A little over one year ago, I was interviewed by CBS SmartPlanet on the topic of living with less. The time was exciting for minimalism. Tammy Strobel’s story was in the New York Times, MSNBC, and the Today Show. Everett Bogue was featured on the CBS Nightly News. Courtney Carver’s Project 333 was about to hit the AP. Dave Bruno’s 100-Thing Challenge was in final edits. Each of us were cheering for one another. And I was excited to play a small part in the promotion of the counter-cultural lifestyle.
At the time of my interview, we were visiting family in Nebraska. I can remember sitting on their back porch in the humid August morning answering Christina Hernandez’s questions about living with less. At one point she asked, “What has been the toughest place for you to apply minimalism?” And as good interviews typically do, it pressed me to further define minimalism in my life. My answer went like this:
[There are] two things I want to take the next step on minimally speaking. We bought our house five years ago and embraced this minimalist lifestyle two years ago. I want to live in a smaller home and haven’t been able to take that step yet. I don’t think it’s a sentimental attachment. It’s just a logistical issue of selling and buying and moving. We still have two cars. As part of that suburban mindset, my wife takes the kids to school and runs them around all day. I work on the other side of town. How do we logistically go down to one car? Those aren’t sentimental attachments, but they are steps I want to take.
It was the first time I had verbally articulated those two desires. It was no small coincidence that the two biggest investments in my life (both financially and strategically speaking) were the two that had become the most difficult. They were going to require the most emotional energy to complete. After all, it’s one thing to clean out your garage – it’s something completely different to reduce the number of vehicles in your garage and/or change garages completely.
But subtly, over the past four months, we have accomplished both goals in our lives.
We have been living with one car for the past three months. And we just put our signatures on the purchase of a new, smaller home this past weekend. We moved in on Saturday.

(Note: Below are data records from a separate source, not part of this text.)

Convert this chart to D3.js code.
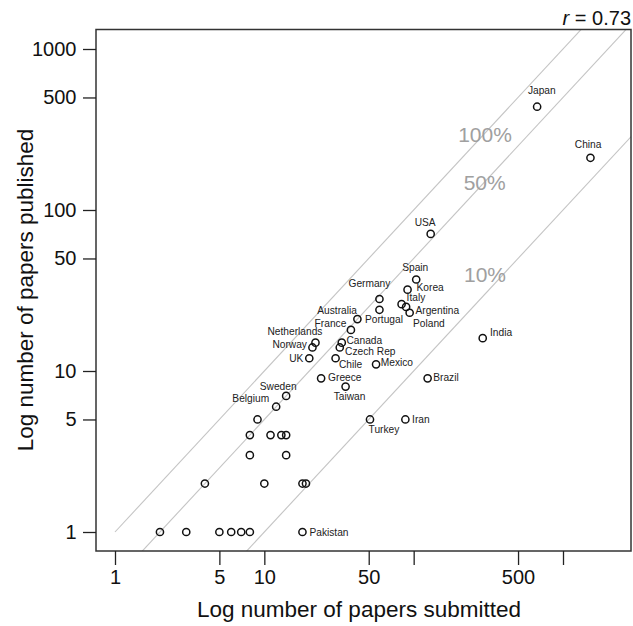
<!DOCTYPE html>
<html>
<head>
<meta charset="utf-8">
<script src="https://cdn.jsdelivr.net/npm/d3@7"></script>
<style>
  html, body { margin: 0; padding: 0; background: #fff; }
  svg { display: block; font-family: "Liberation Sans", Arial, Helvetica, sans-serif; }
</style>
</head>
<body>
<svg id="chart" width="633" height="626"></svg>
<script>
// ---- data ----
const countries = ["", "", "", "", "", "", "Pakistan",
  "", "", "", "",
  "", "",
  "", "", "", "",
  "", "Belgium", "Sweden",
  "Greece", "Taiwan", "UK", "Norway", "Netherlands", "Chile", "Czech Rep", "Canada",
  "France", "Portugal", "Australia", "Germany", "Spain", "Korea", "Italy", "Argentina",
  "Poland", "Mexico", "Brazil", "USA", "Japan", "China", "India", "Turkey", "Iran"];
const submitted = [2, 3, 5, 6, 7, 8, 18,
  4, 10, 18, 19,
  8, 14,
  8, 11, 13, 14,
  9, 12, 14,
  24, 35, 20, 21, 22, 30, 32, 33,
  38, 42, 59, 59, 104, 91, 83, 89,
  94, 56, 124, 130, 671, 1527, 290, 51, 88];
const published = [1, 1, 1, 1, 1, 1, 1,
  2, 2, 2, 2,
  3, 3,
  4, 4, 4, 4,
  5, 6, 7,
  9, 8, 12, 14, 15, 12, 14, 15,
  18, 21, 24, 28, 37, 32, 26, 25,
  23, 11, 9, 71, 438, 211, 16, 5, 5];
const xTicks = [1, 5, 10, 50, 100, 500, 1000];
const xTickLabels = ["1", "5", "10", "50", "", "500", ""];
const yTicks = [1, 5, 10, 50, 100, 500, 1000];
const yTickLabels = ["1", "5", "10", "50", "100", "500", "1000"];
const ratios = [1, 0.5, 0.1];
const ratioLabels = ["100%", "50%", "10%"];
const rValue = "0.73";

// ---- label placement (style): [anchor, dx, dy-from-center] ----
const labelPos = {
  "Pakistan": ["start", 7, 0], "Belgium": ["end", -7, -8], "Sweden": ["middle", -8, -10],
  "Greece": ["start", 7, -1], "Taiwan": ["middle", 4, 9.5], "UK": ["end", -6, 0],
  "Norway": ["end", -5.5, -3.3], "Netherlands": ["end", 7, -11], "Chile": ["start", 3.3, 6.4],
  "Czech Rep": ["start", 5.3, 4.3], "Canada": ["start", 4.7, -2.4], "France": ["end", -4.6, -6.7],
  "Portugal": ["start", 7.6, 0.3], "Australia": ["end", -22.5, 0.7], "Germany": ["middle", -10, -16],
  "Spain": ["middle", -1, -12.5], "Korea": ["start", 9, -2.7], "Italy": ["start", 5, -6.5],
  "Argentina": ["start", 9.4, 3.8], "Poland": ["start", 3.4, 10.3], "Mexico": ["start", 4.7, -2.4],
  "Brazil": ["start", 5.6, -1.4], "USA": ["middle", -5.5, -12], "Japan": ["middle", 4.7, -16.7],
  "China": ["middle", -2.3, -13.4], "India": ["start", 7.3, -5.6], "Turkey": ["middle", 14, 9.4],
  "Iran": ["start", 6.7, 0]
};

// ---- layout ----
const box = { left: 96, right: 631, top: 29.5, bottom: 551 };
const svg = d3.select("#chart");

const x = d3.scaleLog().domain([1, 1000]).range([115, 563]);
const y = d3.scaleLog().domain([1, 1000]).range([532, 49]);

svg.append("defs").append("clipPath").attr("id", "clip")
  .append("rect")
  .attr("x", box.left).attr("y", box.top)
  .attr("width", box.right - box.left).attr("height", box.bottom - box.top);

// reference lines
const refG = svg.append("g").attr("clip-path", "url(#clip)");
ratios.forEach(r => {
  refG.append("line")
    .attr("x1", x(1)).attr("y1", y(r * 1))
    .attr("x2", x(5000)).attr("y2", y(r * 5000))
    .attr("stroke", "#c4c4c4").attr("stroke-width", 1.1);
});

// ratio labels
const ratioLabelAt = [[485, 141.7], [484.7, 190], [485, 281.7]];
ratioLabels.forEach((t, i) => {
  svg.append("text")
    .attr("x", ratioLabelAt[i][0]).attr("y", ratioLabelAt[i][1])
    .attr("text-anchor", "middle")
    .attr("font-size", 21).attr("fill", "#a0a0a0")
    .text(t);
});

// box
svg.append("rect")
  .attr("x", box.left).attr("y", box.top)
  .attr("width", box.right - box.left).attr("height", box.bottom - box.top)
  .attr("fill", "none").attr("stroke", "#333").attr("stroke-width", 1.5);

// x axis
const xAxis = d3.axisBottom(x).tickValues(xTicks)
  .tickFormat((d, i) => xTickLabels[i]).tickSize(14).tickPadding(5);
const gx = svg.append("g").attr("transform", `translate(0,${box.bottom})`).call(xAxis);
gx.select(".domain").remove();
gx.selectAll(".tick line").attr("stroke", "#222").attr("stroke-width", 1.3);
gx.selectAll(".tick text").attr("font-size", 20).attr("fill", "#111")
  .attr("font-family", "Liberation Sans, Arial, sans-serif");

// y axis
const yAxis = d3.axisLeft(y).tickValues(yTicks)
  .tickFormat((d, i) => yTickLabels[i]).tickSize(13).tickPadding(6.5);
const gy = svg.append("g").attr("transform", `translate(${box.left},0)`).call(yAxis);
gy.select(".domain").remove();
gy.selectAll(".tick line").attr("stroke", "#222").attr("stroke-width", 1.3);
gy.selectAll(".tick text").attr("font-size", 20).attr("fill", "#111")
  .attr("font-family", "Liberation Sans, Arial, sans-serif");

// axis titles
svg.append("text")
  .attr("x", 359).attr("y", 616.5)
  .attr("text-anchor", "middle").attr("font-size", 22.5).attr("fill", "#111")
  .text("Log number of papers submitted");
svg.append("text")
  .attr("transform", "translate(33,290) rotate(-90)")
  .attr("text-anchor", "middle").attr("font-size", 22.5).attr("fill", "#111")
  .text("Log number of papers published");

// r value
const rt = svg.append("text")
  .attr("x", 631).attr("y", 25)
  .attr("text-anchor", "end").attr("font-size", 20).attr("fill", "#111");
rt.append("tspan").attr("font-style", "italic").text("r");
rt.append("tspan").text(" = " + rValue);

// points
const pts = countries.map((c, i) => ({ name: c, sx: submitted[i], py: published[i] }));
svg.append("g").selectAll("circle").data(pts).join("circle")
  .attr("cx", d => x(d.sx)).attr("cy", d => y(d.py))
  .attr("r", 3.6)
  .attr("fill", "none").attr("stroke", "#111").attr("stroke-width", 1.5);

// labels
svg.append("g").selectAll("text").data(pts.filter(d => d.name !== "")).join("text")
  .attr("x", d => x(d.sx) + labelPos[d.name][1])
  .attr("y", d => y(d.py) + labelPos[d.name][2] + 3.7)
  .attr("text-anchor", d => labelPos[d.name][0])
  .attr("font-size", 10.2).attr("fill", "#222")
  .text(d => d.name);
</script>
</body>
</html>
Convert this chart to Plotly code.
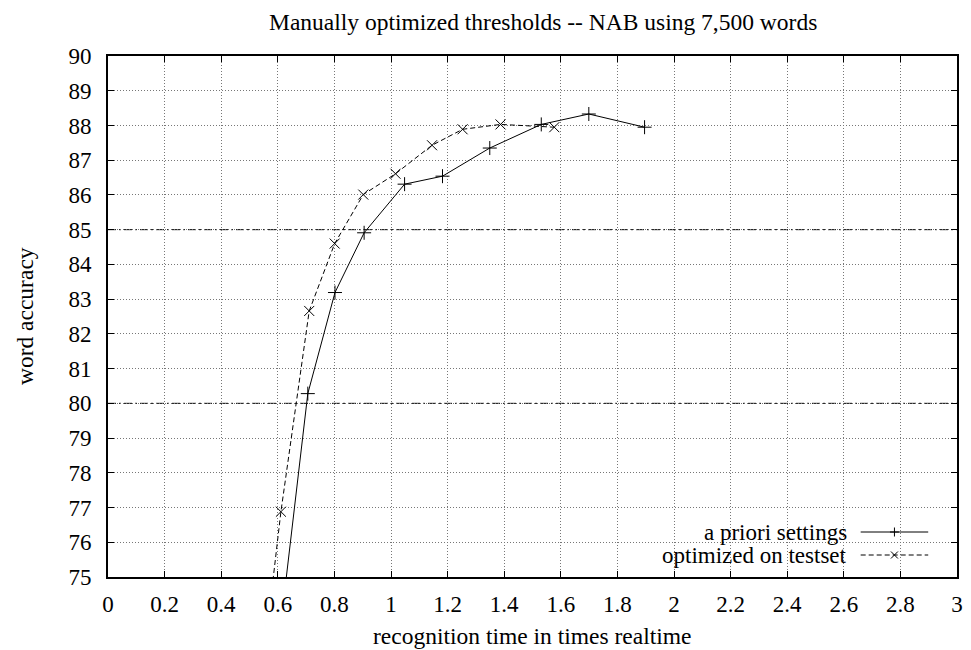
import plotly.graph_objects as go

# Recognition time (x realtime) vs. word accuracy (%)
apriori_time = [0.59, 0.706, 0.802, 0.905, 1.048, 1.182, 1.349, 1.531, 1.699, 1.896]
apriori_acc = [72.2, 80.28, 83.19, 84.91, 86.31, 86.54, 87.35, 88.03, 88.33, 87.95]

optimized_time = [0.55, 0.611, 0.711, 0.801, 0.902, 1.016, 1.145, 1.253, 1.387, 1.577]
optimized_acc = [72.6, 76.88, 82.66, 84.60, 86.01, 86.61, 87.43, 87.89, 88.03, 87.95]

x_ticks = [0, 0.2, 0.4, 0.6, 0.8, 1, 1.2, 1.4, 1.6, 1.8, 2, 2.2, 2.4, 2.6, 2.8, 3]
x_labels = ["0", "0.2", "0.4", "0.6", "0.8", "1", "1.2", "1.4", "1.6", "1.8",
            "2", "2.2", "2.4", "2.6", "2.8", "3"]
y_ticks = list(range(75, 91))
ref_levels = [80, 85]

series_names = ["a priori settings", "optimized on testset"]
title_text = "Manually optimized thresholds -- NAB using 7,500 words"
x_title = "recognition time in times realtime"
y_title = "word accuracy"

W, H = 971, 650
L, R, T, B = 108, 8, 56, 73
PW, PH = W - L - R, H - T - B
FONT = "Liberation Serif, Times New Roman, serif"
TICK_FS = 23
TEXT_FS = 23.5
KEY_FS = 23


def px(xp):
    return (xp - L) / PW


def py(yp):
    return (H - B - yp) / PH


fig = go.Figure()
fig.add_trace(go.Scatter(
    x=apriori_time, y=apriori_acc, mode="lines+markers", name=series_names[0],
    line=dict(color="black", width=1),
    marker=dict(symbol="cross-thin-open", size=10, color="black",
                line=dict(color="black", width=1)),
    showlegend=False,
))
fig.add_trace(go.Scatter(
    x=optimized_time, y=optimized_acc, mode="lines+markers", name=series_names[1],
    line=dict(color="black", width=1, dash="5px,3px"),
    marker=dict(symbol="x-thin-open", size=10, color="black",
                line=dict(color="black", width=1)),
    showlegend=False,
))

shapes = []
# reference levels: hide the dotted grid line, then draw dash-dot
for lv in ref_levels:
    shapes.append(dict(type="line", xref="paper", x0=0, x1=1, yref="y", y0=lv, y1=lv,
                       line=dict(color="white", width=2), layer="between"))
    shapes.append(dict(type="line", xref="paper", x0=0, x1=1, yref="y", y0=lv, y1=lv,
                       line=dict(color="black", width=1, dash="8px,3px,2px,3px"),
                       layer="between"))

# key box
shapes.append(dict(type="rect", xref="paper", yref="paper",
                   x0=px(556), x1=px(948), y0=py(568), y1=py(518),
                   fillcolor="white", line=dict(width=0), layer="between"))

key_rows = [532, 555]
sample_x0, sample_x1, sample_mid = 866, 934, 900
shapes.append(dict(type="line", xref="paper", yref="paper",
                   x0=px(sample_x0), x1=px(sample_x1), y0=py(key_rows[0]), y1=py(key_rows[0]),
                   line=dict(color="black", width=1)))
shapes.append(dict(type="line", xref="paper", yref="paper",
                   x0=px(sample_x0), x1=px(sample_x1), y0=py(key_rows[1]), y1=py(key_rows[1]),
                   line=dict(color="black", width=1, dash="5px,3px")))
m = 4.5
# "+" sample
shapes.append(dict(type="line", xref="paper", yref="paper",
                   x0=px(sample_mid - m), x1=px(sample_mid + m),
                   y0=py(key_rows[0]), y1=py(key_rows[0]), line=dict(color="black", width=1)))
shapes.append(dict(type="line", xref="paper", yref="paper",
                   x0=px(sample_mid), x1=px(sample_mid),
                   y0=py(key_rows[0] - m), y1=py(key_rows[0] + m), line=dict(color="black", width=1)))
# "x" sample
m2 = 3.5
shapes.append(dict(type="line", xref="paper", yref="paper",
                   x0=px(sample_mid - m2), x1=px(sample_mid + m2),
                   y0=py(key_rows[1] - m2), y1=py(key_rows[1] + m2), line=dict(color="black", width=1)))
shapes.append(dict(type="line", xref="paper", yref="paper",
                   x0=px(sample_mid - m2), x1=px(sample_mid + m2),
                   y0=py(key_rows[1] + m2), y1=py(key_rows[1] - m2), line=dict(color="black", width=1)))

annotations = [
    dict(text=title_text, xref="paper", yref="paper", x=px(546), y=py(22),
         xanchor="center", yanchor="middle", showarrow=False,
         font=dict(family=FONT, size=TEXT_FS, color="black")),
    dict(text=x_title, xref="paper", yref="paper", x=px(535), y=py(636),
         xanchor="center", yanchor="middle", showarrow=False,
         font=dict(family=FONT, size=TEXT_FS, color="black")),
    dict(text=y_title, xref="paper", yref="paper", x=px(24), y=0.5,
         xanchor="center", yanchor="middle", showarrow=False, textangle=-90,
         font=dict(family=FONT, size=TEXT_FS, color="black")),
]
for name, row in zip(series_names, key_rows):
    annotations.append(dict(text=name, xref="paper", yref="paper", x=px(854), y=py(row),
                            xanchor="right", yanchor="middle", showarrow=False,
                            font=dict(family=FONT, size=KEY_FS, color="black")))

axis_common = dict(
    showline=True, linecolor="black", linewidth=2, mirror="ticks",
    ticks="inside", ticklen=6, tickwidth=1, tickcolor="black",
    showgrid=True, gridcolor="#777777", gridwidth=1, griddash="1px,2px",
    zeroline=False, tickfont=dict(family=FONT, size=TICK_FS, color="black"),
)

fig.update_layout(
    width=W, height=H,
    margin=dict(l=L, r=R, t=T, b=B),
    paper_bgcolor="white", plot_bgcolor="white",
    xaxis=dict(range=[0, 3], tickvals=x_ticks, ticktext=x_labels,
               ticklabelstandoff=5, **axis_common),
    yaxis=dict(range=[75, 90], tickvals=y_ticks, ticklabelstandoff=10, **axis_common),
    shapes=shapes, annotations=annotations, showlegend=False,
)

fig.write_html("out.html")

As I have mentioned previously, our family recently moved from Vermont to Arizona and with it, came the process of selling an old home and buying a new one. The housing markets are markably different between the two regions and we could have easily embraced a massive upgrade because of the move. But even in a world where large homes are often considered the greatest symbols of worldly success, we never considered buying a larger home… instead, we looked forward to purchasing a smaller one.
This excitement was based on a number of reasons rarely considered in today’s market (or mentioned by realtors). A smaller home means…
- Less burdensome mortgage payments.
- Less maintenance.
- Less furniture/decorations/housewares to purchase.
- Less cleaning time.
- Less environmental impact.
- Less opportunity to accumulate.
- Less financial risk.
We still had a number of criteria that we searched for in our new home. Smaller was not the only goal – it still had to function in a way that fits our young family and promotes our values. Our final list of nonnegotiables consisted of 3 bedrooms, dining room/family room sufficient for entertaining, space for housing overnight guests, pleasant outdoors, quality school district, lovely neighborhood, and high craftsmanship. Needless to stay, we were overjoyed to find one that fit our criteria exactly.
Ultimately, through the process, we reduced our home size from over 2,200 sq. feet to less than 1,700 sq. feet (and 4-levels to 1-level). But more importantly, we reduced our mortgage payments by almost 50%, we selected quality over quantity (always a wise decision), we removed anxiety inherent in burdensome monthly payments, and we have fallen in love with every square inch of our new home.
And minimalism made it all possible. Once again, we have found more joy in living with less than we had in living with more.
Now, how we do get this message back into the mainstream media?